Spitzer on the Historic Regulation of “Unusual” Weapons

Robert J. Spitzer (State University of New York at Cortland; College of William and Mary, Marshall-Wythe School of Law) has posted The Historic Regulation of “Unusual” Weapons on SSRN.  Here is the abstract:

Is the AR-15 assault-type rifle an “unusual” gun? This might seem an amorphous or subjective question, but considerable effort has been expended to address a question very similar to this: namely, whether assault weapons are in “common use” in America today. The prodigious debate over this otherwise arcane and indisputably ambiguous question has become central to court determinations of whether civilian possession and use of assault weapons and other guns is or is not protected under the Second Amendment’s right to bear arms.

This “common use” standard appeared in the Supreme Court’s 2008 ruling in D.C. v. Heller, the case that established a right of citizens to have guns for personal self-defense under the Second Amendment. In overturning the District of Columbia’s then-strict law, the court concluded that handgun possession should be protected because such guns were in “common use” as they were “overwhelmingly chosen by American society” for self-protection. The Heller court plucked the “common use” phrase from a 1939 Supreme Court case, U.S. v. Miller.

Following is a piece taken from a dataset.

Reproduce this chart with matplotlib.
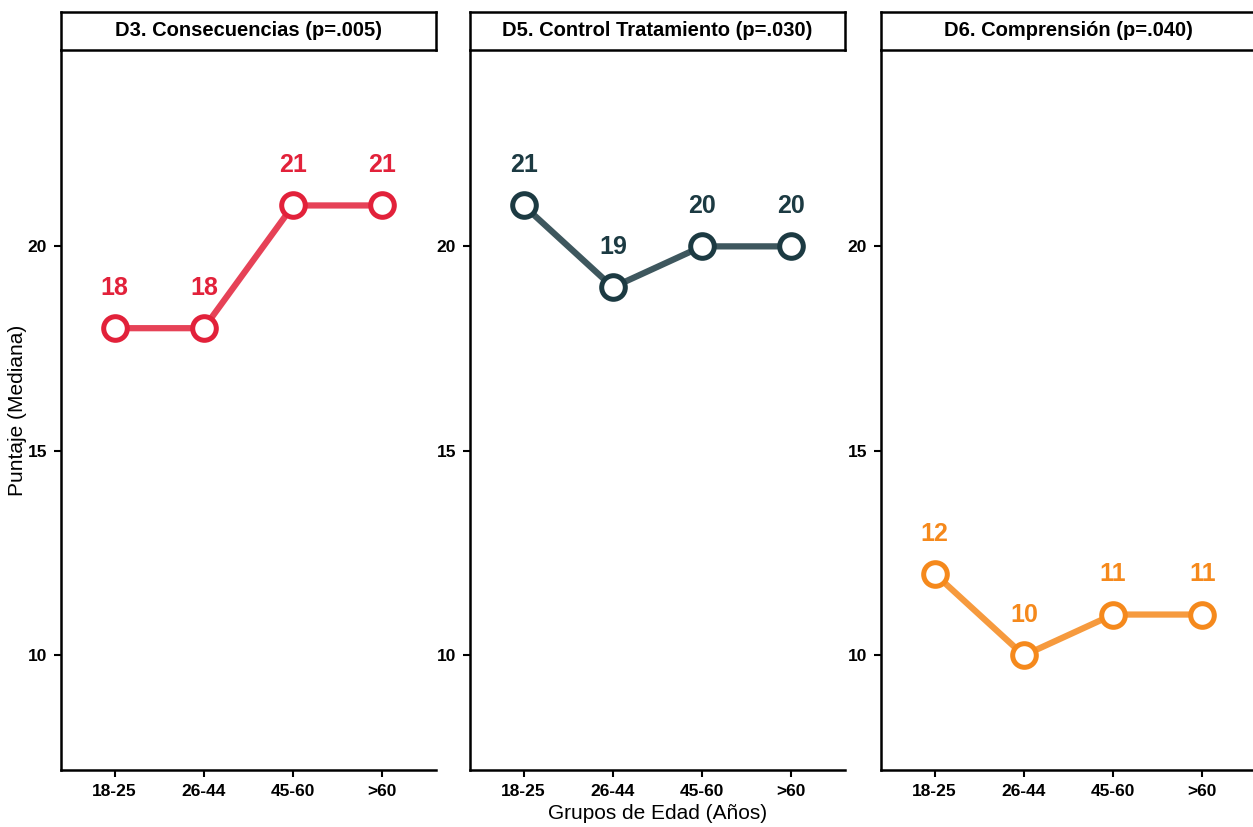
import numpy as np
import matplotlib.pyplot as plt

plt.rcParams['font.family'] = ['Liberation Sans', 'DejaVu Sans']

# data
grupos = ['18-25', '26-44', '45-60', '>60']
d3_consecuencias = [18, 18, 21, 21]
d5_control = [21, 19, 20, 20]
d6_comprension = [12, 10, 11, 11]
titulos = ['D3. Consecuencias (p=.005)', 'D5. Control Tratamiento (p=.030)',
           'D6. Comprensión (p=.040)']
colores = ['#E2213A', '#1C3A42', '#F5891C']
series = [d3_consecuencias, d5_control, d6_comprension]

W, H = 1253, 827
fig = plt.figure(figsize=(W / 100, H / 100), dpi=100)
fig.patch.set_facecolor('white')

lefts = [61, 470, 881]
pw = 375
ax_top, ax_bot = 50, 770
strip_top = 12

x = np.arange(1, len(grupos) + 1)
for i, (vals, col, tit) in enumerate(zip(series, colores, titulos)):
    ax = fig.add_axes([lefts[i] / W, (H - ax_bot) / H, pw / W, (ax_bot - ax_top) / H])
    ax.plot(x, vals, color=col, lw=4.5, alpha=0.85, zorder=2, solid_capstyle='butt')
    ax.plot(x, vals, 'o', ms=17, mfc='white', mec=col, mew=3.6, zorder=3)
    for xi, v in zip(x, vals):
        ax.text(xi, v + 0.98, str(v), ha='center', va='center', color=col,
                fontsize=18, fontweight='bold')
    ax.set_xlim(0.4, 4.6)
    ax.set_ylim(7.2, 24.8)
    ax.set_yticks([10, 15, 20])
    ax.set_xticks(x)
    ax.set_xticklabels(grupos)
    for lab in ax.get_xticklabels() + ax.get_yticklabels():
        lab.set_fontweight('bold')
        lab.set_fontsize(12.5)
    ax.tick_params(direction='out', length=5, width=1.5, color='black', pad=5)
    for s in ['top', 'right']:
        ax.spines[s].set_visible(False)
    for s in ['left', 'bottom']:
        ax.spines[s].set_linewidth(1.8)
    if i == 1:
        ax.set_xlabel('Grupos de Edad (Años)', fontsize=15, labelpad=4)

    sax = fig.add_axes([lefts[i] / W, (H - ax_top) / H, pw / W, (ax_top - strip_top) / H])
    sax.set_xticks([])
    sax.set_yticks([])
    for s in sax.spines.values():
        s.set_linewidth(1.8)
    sax.text(0.5, 0.5, tit, ha='center', va='center', fontsize=14.5, fontweight='bold',
             transform=sax.transAxes)

fig.text(18 / W, 1 - 410 / H, 'Puntaje (Mediana)', rotation=90, ha='center', va='center',
         fontsize=15)

fig.savefig('out.png', dpi=100)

An examination of America’s history of weapons regulations reveals that efforts to restrict “unusual” weapons is nothing new. This paper explores a variety of old weapons laws that imposed an array of restrictions on certain unusual types or categories of weapons, precisely on the grounds that they posed a threat to public safety and good order, or were of little use for conventional weapons-related activities. The old types of weapons and related technologies examined here include trap guns, punt/pivot/swivel guns, consideration of ghost guns, and switchblades. This analysis will shed important light on the contemporary legal and political struggle over modern weapons restrictions.

This excellent paper is very interesting, but it is not directly addressed at the target of the historical analogy test from Bruen, Rahimi, and Wolford. Because that test implements Heller’s theory of “the right to keep and bear arms” as preexisting legal right, the historical analogies must be to regulations that were consistent with the legal right as of 1791.